The fact that the Fed targeted a range indicates that policy makers did not want to bring the rate all the way to zero, Ablin said. Such a move could have had problematic implications for money market funds, whose fees could then outpace yields.

The decision to target a range was "strange," Ablin said, but "that said, it definitely didn't surprise us to the downside in terms of target."

The Fed's statement said policy makers have other tools available — which means the Fed is saying that "we're pretty much out of dry powder on our primary weapon, but we've got other weapons available to combat deterioration in the economy," Ablin said.

"I inferred that rates are going to stay this low for a while."

The Dow Jones industrial average rose 329.11, or 3.84 percent, to 8,893.64 after having been up about 100 in subdued trading ahead of the move.

Broader stock indicators also rose. The Standard & Poor's 500 index advanced 37.75, or 4.35 percent, to 906.32, and the Nasdaq composite index rose 56.18, or 3.72 percent, to 1,564.52.

The Russell 2000 index of smaller companies rose 17.46, or 3.86 percent, to 470.03.

The Fed's moves appeared in part calculated to damp worries that the Fed had few tools left with which to prop up the economy.

President-elect Obama said Tuesday the Fed is "running out of the traditional ammunition" to combat the recession and that it was important that other government branches "step up."

Demand for government bonds surged. The yield on the benchmark 10-year Treasury note, which moves opposite its price, fell to 2.37 percent from 2.53 percent late Monday. The yield on the 30-year fell to a record low 2.88 from 2.99 percent late Monday.

Meanwhile, the yield on the popular three-month T-bill — whose yield has at times gone negative due to frenzied buying — was at 0.02 percent flat with late Monday.

The dollar was mixed against other major currencies, while gold prices rose.

Light, sweet crude fell 67 cents to $43.84 a barrel on the New York Mercantile Exchange.

The rate decision came on a day when investors received two more pieces of evidence on Tuesday that the economy was worsening: The Commerce Department reported a 18.9 percent drop in new home construction in November, while the Labor Department said consumer prices sank by 1.7 percent.

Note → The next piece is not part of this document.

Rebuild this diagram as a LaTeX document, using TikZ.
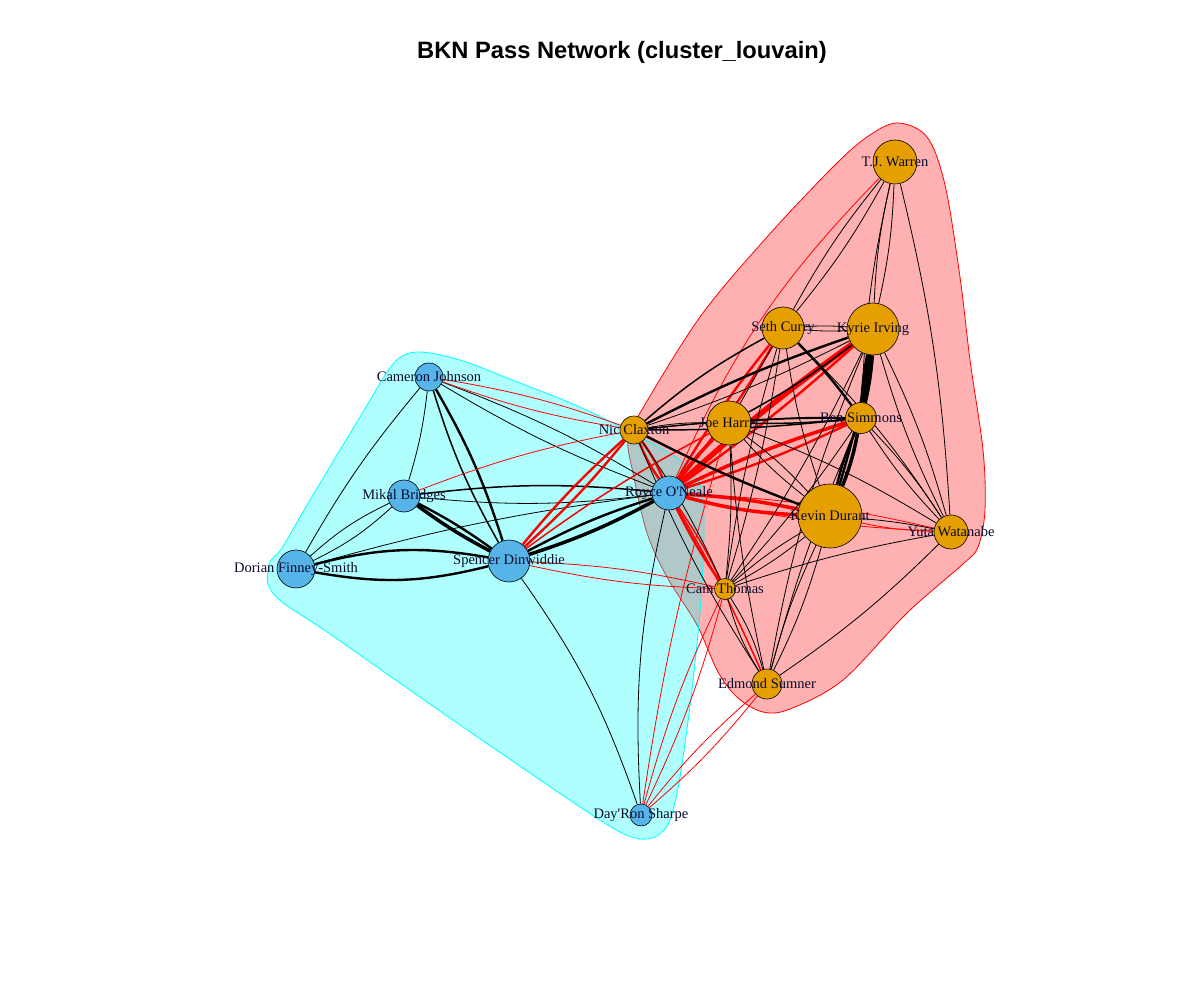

Richard E. Cripps, chief market strategist for Stifel Nicolaus, said the recent string of downbeat economic readings could eventually convince Wall Street that the economy has hit a bottom and could be poised for a modest recovery. In past downturns, the data remain weak long after the economy has began to recover.

"The idea is it's so bad that maybe it doesn't take much to go up from here," he said.

Wall Street remained nervous about the growing list of firms and individual investors affected by investment manager Bernard Madoff, who is accused of scamming investors.

Madoff, former chairman of the Nasdaq stock market, was arrested Thursday for orchestrating what prosecutors allege was a $50 billion Ponzi scheme to defraud investors. Firms invested in his fund include such major European banks as HSBC Holdings PLC, Banco Santander, BNP Paribas, and Royal Bank of Scotland Group PLC.

Markets overseas were mixed. Japan's Nikkei stock average fell 1.12 percent, while Hong Kong's Hang Seng index rose 0.55 percent. Britain's FTSE 100 rose 0.74 percent, Germany's DAX index rose 1.61 percent, and France's CAC-40 rose 2.07 percent.